Wednesday, May 5, 2010

Spring Break: D-Day Part II

Staring at the cloudburst in utter disbelief, I considered my options. I could, a) idly wait an unspecified amount of time for the rain to stop or, b) employ my scarf as a meager head covering and hurry towards the hotel as fast as my short legs could carry me. I chose the latter. As I neared the center, the rain started falling harder and I decided on a whim to go see the Bayeux Tapestry, an activity I had been saving for the following day.

The Bayeux Tapestry is an almost 265-foot tapestry (surprise!) that depicts the story of William the Conqueror and his conquest of Normandy. The tapestry is almost as old as the tale it tells, dating back to the 11th century. The tapestry was mounted behind a glass wall and photographs were prohibited, but the good people of YouTube have provided me with a video panorama :


Apart from a slight drizzle, it had stopped raining when I left the museum and I began to once again enjoy my day, no longer in a hurry to return to the hotel. Sauntering down the puddle stained streets of Bayeux, I admired once again its medieval charm and style. The post-rain gloom added a touch of authenticity, in a way.




I explored some of the busier side streets, observing French shopkeepers and teenagers, before making the executive decision to purchase some food at at the supermarket that was thankfully opened on a Saturday evening before Easter and finally return to the hotel. Intending for my edible loot to last until my arrival in Caen, I bought a bushel of grapes, two apples, Lay's barbecue potato chips (the store did not carry salt and vinegar flavor), and Prince chocolate and white chocolate sandwich cookies, which would end up being my main source of food the next day because I could not afford actual meals.

I expected to enjoy a very long and quiet evening in the hotel room with the television, my assortment of books and movies on my iPod, and the safe knowledge that despite not having a computer, I could still be reached on my cell phone because incoming calls are free. It was not until after my conversation with my parents ended mid-sentence that I realized that the luxury of incoming calls only applied in Spain. I was now officially isolated from the rest of the world, with only D.H. Lawrence, French-dubbed Simpsons, and potato chips to keep me company and fend off my once again impending panic.

Monday, May 3, 2010

Spring Break: D-Day Part I

On the morning of Saturday, April 3, I arrived in Bayeux, Normandy, which is located in the north of France, several miles south of the English Channel. Although I had left behind a cold, rainy Paris, the train pulled into a warm and sunny Bayeux. Thank goodness. Making my way around all the cars in the parking lot, I headed towards the town center, my suitcase rolling jubilantly behind me. I made it to the center without a single issue, using the cathedral as a landmark. Unfortunately, I had some difficulty finding my hotel. Bayeux is not a big town--2.75 square miles--so I embarrassingly circled the same areas three or four times in search of the hotel before finally finding it tucked away on the quiet rue des Bouchers.

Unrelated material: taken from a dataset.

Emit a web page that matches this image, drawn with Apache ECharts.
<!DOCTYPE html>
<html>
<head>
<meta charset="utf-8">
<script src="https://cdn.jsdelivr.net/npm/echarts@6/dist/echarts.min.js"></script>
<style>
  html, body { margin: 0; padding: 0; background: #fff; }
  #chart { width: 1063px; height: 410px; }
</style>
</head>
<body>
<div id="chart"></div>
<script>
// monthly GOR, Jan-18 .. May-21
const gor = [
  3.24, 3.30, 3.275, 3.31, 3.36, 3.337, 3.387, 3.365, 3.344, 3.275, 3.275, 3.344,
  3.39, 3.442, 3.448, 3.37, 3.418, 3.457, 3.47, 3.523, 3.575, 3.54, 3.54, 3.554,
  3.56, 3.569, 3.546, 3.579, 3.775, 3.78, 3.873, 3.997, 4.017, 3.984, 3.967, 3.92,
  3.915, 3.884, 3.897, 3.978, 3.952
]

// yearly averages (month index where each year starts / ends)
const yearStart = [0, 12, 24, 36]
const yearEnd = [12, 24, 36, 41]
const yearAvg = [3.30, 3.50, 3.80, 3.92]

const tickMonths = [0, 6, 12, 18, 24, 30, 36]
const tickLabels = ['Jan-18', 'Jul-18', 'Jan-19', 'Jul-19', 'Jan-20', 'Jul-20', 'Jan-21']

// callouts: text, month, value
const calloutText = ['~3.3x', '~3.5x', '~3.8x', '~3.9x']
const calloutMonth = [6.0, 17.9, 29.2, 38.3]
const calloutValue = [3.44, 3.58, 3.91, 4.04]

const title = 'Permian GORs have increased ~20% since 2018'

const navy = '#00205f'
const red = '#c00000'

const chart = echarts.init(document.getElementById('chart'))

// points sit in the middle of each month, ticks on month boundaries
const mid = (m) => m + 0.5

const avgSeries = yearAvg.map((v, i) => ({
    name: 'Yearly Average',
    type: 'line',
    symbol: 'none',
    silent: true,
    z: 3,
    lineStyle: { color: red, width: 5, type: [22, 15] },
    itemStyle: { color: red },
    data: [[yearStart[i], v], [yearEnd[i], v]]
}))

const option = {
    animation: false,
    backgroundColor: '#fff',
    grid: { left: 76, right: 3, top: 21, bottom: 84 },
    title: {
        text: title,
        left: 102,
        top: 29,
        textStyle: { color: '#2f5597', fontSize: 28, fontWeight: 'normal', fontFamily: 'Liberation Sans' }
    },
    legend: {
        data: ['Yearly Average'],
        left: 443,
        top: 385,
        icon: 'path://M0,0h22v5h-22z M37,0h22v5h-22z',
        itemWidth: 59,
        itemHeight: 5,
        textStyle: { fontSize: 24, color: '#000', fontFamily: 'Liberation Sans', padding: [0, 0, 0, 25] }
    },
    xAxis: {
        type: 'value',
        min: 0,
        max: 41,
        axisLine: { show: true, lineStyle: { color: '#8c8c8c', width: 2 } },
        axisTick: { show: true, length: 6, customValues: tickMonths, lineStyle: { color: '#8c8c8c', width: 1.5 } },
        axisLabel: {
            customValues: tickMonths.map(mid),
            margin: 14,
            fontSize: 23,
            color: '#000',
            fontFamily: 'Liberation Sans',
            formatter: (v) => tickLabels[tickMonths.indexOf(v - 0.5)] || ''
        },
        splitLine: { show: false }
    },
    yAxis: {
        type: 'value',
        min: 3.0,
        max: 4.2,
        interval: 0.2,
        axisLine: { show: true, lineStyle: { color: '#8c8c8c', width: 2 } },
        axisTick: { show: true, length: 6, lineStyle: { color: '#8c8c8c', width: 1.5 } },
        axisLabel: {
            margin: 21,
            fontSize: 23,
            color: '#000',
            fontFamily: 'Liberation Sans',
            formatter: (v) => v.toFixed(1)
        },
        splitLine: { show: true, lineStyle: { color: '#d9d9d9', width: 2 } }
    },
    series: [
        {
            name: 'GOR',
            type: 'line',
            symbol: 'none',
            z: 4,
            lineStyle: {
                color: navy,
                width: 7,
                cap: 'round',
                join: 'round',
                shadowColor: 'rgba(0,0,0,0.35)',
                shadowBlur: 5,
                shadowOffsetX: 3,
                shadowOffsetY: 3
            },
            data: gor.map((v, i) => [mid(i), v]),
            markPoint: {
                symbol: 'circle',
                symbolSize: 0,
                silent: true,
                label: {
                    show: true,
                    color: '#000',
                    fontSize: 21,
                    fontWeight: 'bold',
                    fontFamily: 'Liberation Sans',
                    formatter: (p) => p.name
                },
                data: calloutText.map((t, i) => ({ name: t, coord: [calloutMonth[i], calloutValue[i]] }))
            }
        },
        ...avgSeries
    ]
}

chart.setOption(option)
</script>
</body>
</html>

The real fun began when I decided to quickly check my e-mail before exploring Bayeux. My computer chose that exact moment to cease working; I was alone in a tiny town and I had very little credit left on my cell phone because all the stores in Spain had been closed the previous couple of days because of the Easter holidays and I had not been able to add money to my account. Panic took absolutely no time at all to instill its unfriendly self in me. Call me materialistic, but this was a bigger problem than going a few days without Facebook. I had quite a bit of work to do and it was all lost somewhere in hardware purgatory. I had also depended on the internet as my main mode of communication since calling from France was rather expensive. If there was ever a time when the word fuck was appropriate, this was it. Despite my calamity, I went to explore Bayeux, consoling myself with the fact that the following night I would be in Caen with my couch surfing hosts and I could use their internet.

Bayeux is a charming little town, medieval and historical. It played an important role in the days of William the Conqueror, almost a millennium ago, and it was the first town in France to be liberated after the June 6, 1944 invasion. The main street is lined with stone buildings--stores, ice cream shops, and restaurants. Due to its proximity to the five D-Day beaches, Bayeux receives quite a lot of tourists. The little town was abuzz with a variety of nationalities the weekend I was there, including some very obvious Americans ("Lisa! LISA! Do you want ketchup on your fries? Lisa!").


I began my sight seeing with the Bayeux cathedral, another Gothic church, yet impressive all the same. I admired the stained glass and the ornate chapels and descended to the catacombs, cool and dark stone lit up by the thin streams of light from upstairs.




After the cathedral, I took a quick lunch break of chicken kebab. Enjoying the warm sun and feeling considerably better about the laptop situation, I then headed towards the Battle of Normandy Museum. I had been waiting eagerly to go to this museum since finding out about its existence. The museum is meticulously filled with quotes, biographies, photos, videos, artifacts, and recreations. A novice World War II junky, I was satisfied. However, my newly found good mood did not last long because during the two hours I was in the museum, the weather had drastically changed. It was pouring rain and I, fooled by the midday sun, had left my umbrella in my hotel room.